In the beginning, Microsoft got it wrong
I learned to program computers before the World Wide Web existed, and still remember the walled gardens that fought a losing battle against it in the early days. I remember Microsoft “not getting” the internet at all — it’s worth remembering that Windows 95 shipped without a browser, or even a TCP/IP stack (the low-level plumbing that lets your computer talk to other computers across the internet).
During the years immediately prior to Windows 95, there were other options. I remember not being able to justify the cost of IBM OS/2, and feeling that I missed out — a widely held view at the time being that it was better than Microsoft Windows. Of course, the public only learned years later of the internal falling out between Microsoft and IBM; that OS/2 started out in life as the next generation of Windows, and that history might have been very different indeed if Windows 3 hadn’t sold by the bucket load.
David and Goliath
During the reign of Windows 98 over the desktop computer landscape Linux appeared and grew in popularity like a weed. It was fiddly, complicated, and support was almost non-existent, but it had a saving grace — it was free. Linux was unexpectedly embraced by the architects of server farms around the world and quietly took market share from the leviathan Unix servers that had once ruled. It wasn’t so much a battle between David and Goliath, as a thousand Davids versus a few Goliaths.
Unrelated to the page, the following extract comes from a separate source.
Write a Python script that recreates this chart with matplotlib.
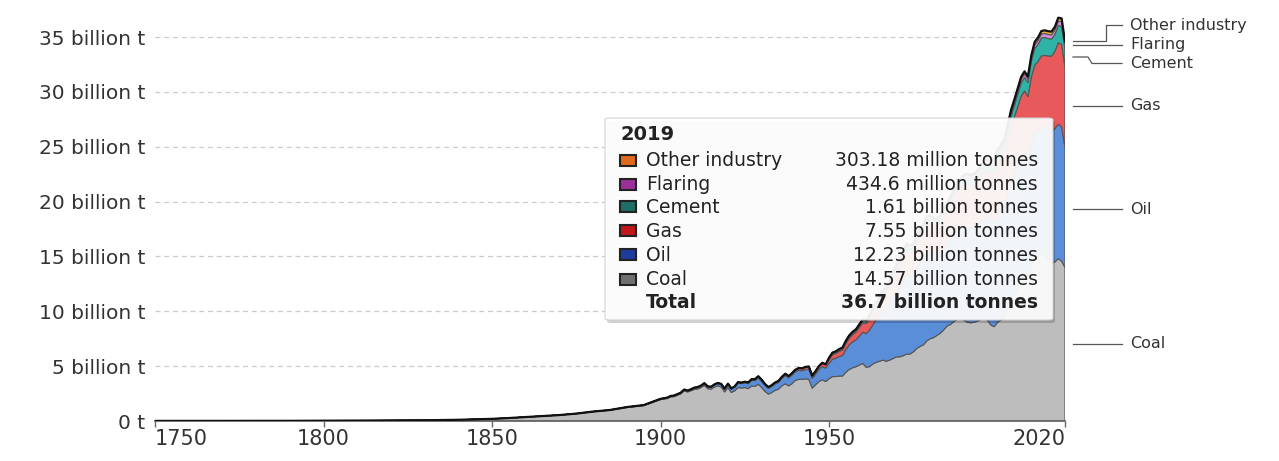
import matplotlib.pyplot as plt
from matplotlib.patches import FancyBboxPatch, Rectangle
from matplotlib.lines import Line2D

plt.rcParams['font.family'] = ['DejaVu Sans']

# years: 1750-1850 by 10, 1855-1895 by 5, then yearly
years = [1750, 1760, 1770, 1780, 1790, 1800, 1810, 1820, 1830, 1840, 1850,
         1855, 1860, 1865, 1870, 1875, 1880, 1885, 1890, 1895] + list(range(1900, 2021))

# billion tonnes CO2
coal = [0.009, 0.010, 0.011, 0.013, 0.016, 0.028, 0.036, 0.045, 0.065, 0.11, 0.197,
        0.27, 0.36, 0.45, 0.54, 0.67, 0.85, 0.98, 1.23, 1.40,
        1.95, 2.00, 2.05, 2.20, 2.22, 2.35, 2.48, 2.75, 2.65, 2.75,
        2.88, 2.92, 3.05, 3.25, 2.95, 2.90, 3.10, 3.20, 3.10, 2.65,
        3.05, 2.60, 2.75, 3.05, 3.00, 3.05, 2.95, 3.20, 3.15, 3.35,
        3.05, 2.70, 2.45, 2.60, 2.80, 2.90, 3.20, 3.40, 3.20, 3.40,
        3.70, 3.80, 3.80, 3.85, 3.80, 3.00, 3.30, 3.60, 3.75, 3.60,
        3.85, 4.05, 4.05, 4.10, 4.10, 4.45, 4.70, 4.85, 4.95, 5.10,
        5.25, 4.90, 4.95, 5.20, 5.35, 5.45, 5.55, 5.45, 5.55, 5.70,
        5.85, 5.85, 5.95, 6.10, 6.10, 6.30, 6.60, 6.80, 6.95, 7.30,
        7.50, 7.60, 7.80, 8.00, 8.30, 8.65, 8.80, 9.05, 9.25, 9.30,
        9.20, 9.00, 8.95, 9.00, 9.10, 9.25, 9.35, 9.20, 8.75, 8.60,
        9.00, 9.20, 9.50, 10.30, 11.00, 11.60, 12.30, 12.90, 13.30, 13.20,
        14.10, 14.90, 15.00, 15.30, 15.20, 14.80, 14.40, 14.50, 14.80, 14.57,
        14.00]

oil = [0, 0, 0, 0, 0, 0, 0, 0, 0, 0, 0,
       0, 0, 0, 0.002, 0.004, 0.01, 0.02, 0.03, 0.04,
       0.06, 0.06, 0.07, 0.07, 0.08, 0.08, 0.08, 0.10, 0.10, 0.11,
       0.12, 0.13, 0.14, 0.15, 0.16, 0.17, 0.19, 0.21, 0.22, 0.24,
       0.30, 0.31, 0.34, 0.40, 0.41, 0.43, 0.45, 0.50, 0.53, 0.58,
       0.56, 0.54, 0.52, 0.55, 0.58, 0.62, 0.67, 0.74, 0.73, 0.78,
       0.78, 0.82, 0.78, 0.84, 0.92, 0.88, 0.98, 1.10, 1.22, 1.22,
       1.40, 1.58, 1.67, 1.77, 1.88, 2.08, 2.26, 2.36, 2.45, 2.64,
       2.85, 3.06, 3.33, 3.58, 3.87, 4.15, 4.48, 4.82, 5.22, 5.70,
       5.90, 6.25, 6.70, 7.20, 7.00, 6.90, 7.35, 7.60, 7.80, 8.00,
       7.85, 7.55, 7.35, 7.30, 7.45, 7.50, 7.80, 7.95, 8.25, 8.45,
       8.60, 8.70, 8.65, 8.60, 8.75, 8.90, 9.10, 9.35, 9.45, 9.60,
       9.85, 9.95, 10.00, 10.30, 10.70, 10.85, 10.95, 11.10, 11.00, 10.75,
       11.20, 11.30, 11.40, 11.50, 11.60, 11.80, 12.00, 12.15, 12.25, 12.23,
       10.95]

gas = [0, 0, 0, 0, 0, 0, 0, 0, 0, 0, 0,
       0, 0, 0, 0, 0, 0, 0.005, 0.01, 0.01,
       0.01, 0.01, 0.01, 0.01, 0.02, 0.02, 0.02, 0.02, 0.02, 0.03,
       0.03, 0.03, 0.03, 0.04, 0.04, 0.04, 0.04, 0.05, 0.05, 0.05,
       0.05, 0.05, 0.06, 0.07, 0.07, 0.08, 0.09, 0.09, 0.10, 0.12,
       0.12, 0.11, 0.10, 0.10, 0.11, 0.12, 0.13, 0.14, 0.14, 0.15,
       0.16, 0.18, 0.19, 0.21, 0.23, 0.23, 0.24, 0.27, 0.29, 0.30,
       0.35, 0.41, 0.44, 0.47, 0.50, 0.55, 0.60, 0.66, 0.70, 0.78,
       0.85, 0.92, 1.00, 1.08, 1.18, 1.26, 1.36, 1.46, 1.58, 1.74,
       1.90, 2.02, 2.12, 2.20, 2.23, 2.23, 2.35, 2.40, 2.50, 2.65,
       2.70, 2.75, 2.75, 2.80, 3.00, 3.10, 3.15, 3.32, 3.45, 3.60,
       3.75, 3.85, 3.88, 3.95, 3.95, 4.10, 4.30, 4.25, 4.35, 4.45,
       4.65, 4.72, 4.85, 5.00, 5.15, 5.28, 5.42, 5.62, 5.78, 5.62,
       6.05, 6.22, 6.38, 6.48, 6.52, 6.68, 6.85, 7.05, 7.42, 7.55,
       7.30]

cement = [0] * 20 + [
    0, 0, 0, 0, 0, 0, 0, 0, 0, 0,
    0.01, 0.01, 0.01, 0.01, 0.01, 0.01, 0.01, 0.01, 0.01, 0.01,
    0.01, 0.01, 0.01, 0.02, 0.02, 0.02, 0.02, 0.02, 0.03, 0.03,
    0.03, 0.02, 0.02, 0.02, 0.02, 0.02, 0.03, 0.03, 0.03, 0.03,
    0.03, 0.03, 0.03, 0.03, 0.02, 0.02, 0.03, 0.04, 0.04, 0.05,
    0.08, 0.09, 0.09, 0.10, 0.11, 0.12, 0.12, 0.13, 0.14, 0.16,
    0.17, 0.18, 0.19, 0.20, 0.22, 0.22, 0.24, 0.25, 0.27, 0.28,
    0.30, 0.31, 0.33, 0.35, 0.35, 0.35, 0.37, 0.39, 0.41, 0.42,
    0.42, 0.42, 0.42, 0.44, 0.45, 0.45, 0.47, 0.49, 0.51, 0.52,
    0.57, 0.58, 0.61, 0.63, 0.65, 0.67, 0.68, 0.69, 0.70, 0.72,
    0.74, 0.77, 0.82, 0.89, 0.96, 1.04, 1.13, 1.20, 1.22, 1.28,
    1.40, 1.52, 1.55, 1.63, 1.64, 1.58, 1.57, 1.54, 1.57, 1.61,
    1.64]

flaring = [0] * 70 + [
    0.09, 0.10, 0.10, 0.11, 0.11, 0.12, 0.13, 0.13, 0.13, 0.14,
    0.15, 0.16, 0.17, 0.18, 0.19, 0.20, 0.22, 0.23, 0.24, 0.26,
    0.28, 0.30, 0.31, 0.33, 0.32, 0.30, 0.31, 0.30, 0.30, 0.29,
    0.24, 0.21, 0.19, 0.18, 0.17, 0.17, 0.17, 0.18, 0.18, 0.19,
    0.22, 0.29, 0.24, 0.24, 0.25, 0.26, 0.27, 0.28, 0.29, 0.29,
    0.30, 0.30, 0.31, 0.32, 0.33, 0.34, 0.33, 0.32, 0.33, 0.31,
    0.31, 0.34, 0.36, 0.36, 0.37, 0.38, 0.38, 0.40, 0.42, 0.43,
    0.41]

other = [0] * 110 + [
    0.10, 0.11, 0.11, 0.12, 0.12, 0.13, 0.14, 0.15, 0.15, 0.16,
    0.17, 0.18, 0.19, 0.20, 0.21, 0.22, 0.23, 0.24, 0.24, 0.24,
    0.26, 0.27, 0.28, 0.28, 0.28, 0.29, 0.29, 0.29, 0.30, 0.30,
    0.29]

series_names = ['Coal', 'Oil', 'Gas', 'Cement', 'Flaring', 'Other industry']
fill_colors = ['#bdbdbd', '#5b8ed8', '#e8595b', '#2fb3a6', '#d68ad8', '#f0b43a']
edge_colors = ['#555555', '#213f8c', '#8c1c1e', '#0e5c55', '#7a2c7a', '#8a5a00']

# tooltip values for 2019
tip_names = ['Other industry', 'Flaring', 'Cement', 'Gas', 'Oil', 'Coal']
tip_values = ['303.18 million tonnes', '434.6 million tonnes', '1.61 billion tonnes',
              '7.55 billion tonnes', '12.23 billion tonnes', '14.57 billion tonnes']
tip_swatch = ['#e06a1c', '#9a2f9a', '#1e6e66', '#c0161c', '#1f3c9c', '#707070']
tip_total = '36.7 billion tonnes'

y_ticks = [0, 5, 10, 15, 20, 25, 30, 35]
y_ticklabels = ['0 t', '5 billion t', '10 billion t', '15 billion t', '20 billion t',
                '25 billion t', '30 billion t', '35 billion t']
x_ticks = [1750, 1800, 1850, 1900, 1950, 2020]

W, H = 1279, 461
fig = plt.figure(figsize=(W / 100, H / 100), dpi=100)
px = 10.971  # pixels per billion t
ymax = 38
ax = fig.add_axes([155 / W, 1 - 421 / H, 910 / W, ymax * px / H])

ax.stackplot(years, coal, oil, gas, cement, flaring, other,
             colors=fill_colors, edgecolor=edge_colors, linewidth=0.8, zorder=2)
total = [a + b + c + d + e + f for a, b, c, d, e, f in zip(coal, oil, gas, cement, flaring, other)]
ax.plot(years, total, color='#111111', lw=1.6, zorder=3)

ax.set_xlim(1750, 2020)
ax.set_ylim(0, ymax)
ax.set_yticks(y_ticks)
ax.set_yticklabels(y_ticklabels)
ax.set_xticks(x_ticks)
ax.set_xticklabels([str(x) for x in x_ticks])
xl = ax.get_xticklabels()
xl[0].set_ha('left')
xl[-1].set_ha('right')

for s in ['top', 'right', 'left']:
    ax.spines[s].set_visible(False)
ax.spines['bottom'].set_color('#666666')
ax.spines['bottom'].set_linewidth(1.3)
ax.tick_params(axis='y', length=0, pad=7, labelsize=14.5, labelcolor='#333333')
ax.tick_params(axis='x', length=4, width=1, color='#666666', pad=2, labelsize=15, labelcolor='#333333')
ax.set_axisbelow(True)
ax.yaxis.grid(True, linestyle=(0, (4, 3)), color='#cccccc', lw=0.9)


def fx(x):
    return x / W


def fy(y):
    return 1 - y / H


# right-hand labels
line_kw = dict(color='#555555', lw=0.9, transform=fig.transFigure)
label_paths = [
    ('Other industry', 25.5, [(1073, 41.5), (1106, 41.5), (1106, 25.5), (1122, 25.5)]),
    ('Flaring', 44.5, [(1073, 44.5), (1122, 44.5)]),
    ('Cement', 63.5, [(1073, 57), (1088, 57), (1092, 63.5), (1122, 63.5)]),
    ('Gas', 106, [(1073, 106), (1122, 106)]),
    ('Oil', 209, [(1073, 209), (1122, 209)]),
    ('Coal', 344, [(1073, 344), (1122, 344)]),
]
for name, ty, pts in label_paths:
    fig.add_artist(Line2D([fx(p[0]) for p in pts], [fy(p[1]) for p in pts], **line_kw))
    fig.text(fx(1130), fy(ty), name, fontsize=11.5, color='#333333', va='center', ha='left')

# tooltip
bx0, by0, bx1, by1 = 605, 118, 1053, 320
shadow = FancyBboxPatch((fx(bx0 + 2), fy(by1 + 3)), fx(bx1 - bx0), (by1 - by0) / H,
                        boxstyle='round,pad=0,rounding_size=0.004', transform=fig.transFigure,
                        facecolor='#000000', edgecolor='none', alpha=0.18, zorder=5)
box = FancyBboxPatch((fx(bx0), fy(by1)), fx(bx1 - bx0), (by1 - by0) / H,
                     boxstyle='round,pad=0,rounding_size=0.004', transform=fig.transFigure,
                     facecolor='white', edgecolor='#d0d0d0', lw=0.8, alpha=0.93, zorder=6)
fig.add_artist(shadow)
fig.add_artist(box)
fig.text(fx(620), fy(135), '2019', fontsize=14, fontweight='bold', color='#222222',
         va='center', zorder=7)
row_y = [160, 184, 207, 231, 255, 279]
for name, val, col, ry in zip(tip_names, tip_values, tip_swatch, row_y):
    fig.add_artist(Rectangle((fx(620), fy(ry + 5.5)), fx(16), 11 / H, transform=fig.transFigure,
                             facecolor=col, edgecolor='#222222', lw=1.5, zorder=7))
    fig.text(fx(646), fy(ry), name, fontsize=13.5, color='#222222', va='center', zorder=7)
    fig.text(fx(1038), fy(ry), val, fontsize=13.5, color='#222222', va='center', ha='right', zorder=7)
fig.text(fx(646), fy(302), 'Total', fontsize=13.5, fontweight='bold', color='#222222', va='center', zorder=7)
fig.text(fx(1038), fy(302), tip_total, fontsize=13.5, fontweight='bold', color='#222222',
         va='center', ha='right', zorder=7)

fig.savefig('out.png', dpi=100)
The emergence of the open-source movement more or less prevented corporate interests from dictating the systems that connect the world. It had nothing to do with cost — it had everything to do with freedom. The freedom to share knowledge, expertise, and source code. The freedom to make things better, to explore, to tinker, and to investigate. The freedom to improve, embrace, extend, and share.
In a somewhat inspired move, IBM pivoted and became a supplier of services. Many of those that didn’t react quickly enough ceased to exist.
The rising tide of open source collaboration lifts all boats
Among my peers, I am one of the few who has worked on open source projects outside of my paid job. I have witnessed the difference in quality that sharing, open collaboration, and peer review can bring. While a lot of free software might be seen as questionable, the more well-known projects engender a healthy spirit of competition within their development communities — it results in solid, performant, well documented, and well-tested solutions.
The commercial world owes more than it knows
Developers in the commercial world conveniently ignore that they take advantage of the open-source community at every turn — borrowing code, methods, techniques and knowledge from countless blog posts donating hard-won expertise.
It’s worth remembering that commercial developers typically write code to requirements dictated by the less knowledgable, for the least amount of money, in the shortest timeframe possible. Almost disastrously, proper documentation and testing are often a luxury that project sponsors choose not to invest in.
There is a wonderfully prescient quote I first heard some time ago about the market reports so often referenced by commercial project managers that still makes me smile today — “teaching the blindingly obvious to the obviously blind”.
Opposite and alternative
The open-source world often has no budgets, no dictated designs, and no deadlines. Successful projects capture the imagination of the community working on them — who invest enormous amounts of time, effort, experience and expertise. Commercial organisations that “get” open source software — and benefit from it — often donate funds, or invest their own developers time. Projects are allowed to become as good as they can be, rather than as good as a deadline or budget allows.
It might sound odd for somebody with my background — a career working as a developer on commercial projects with tightly bound intellectual property rights — to hold the free/open-source software movement in such evangelistic terms. I have no answer to that.
I will recall my first visit to the Microsoft campus at Reading in the United Kindom some years ago. On the way into the building, I had to cross the polished floor of the main atrium, and half expected the floor to open up beneath me, dropping me into a pit with a corporate Rancor monster while the ranks of licensing specialists looked down from above.
A thought to take away
Isaac Newton famously said that if he had seen further, he had done so by standing on the shoulders of giants. Following a related train of thought, a voice in my head tells me that those who will not share should not benefit from those that do.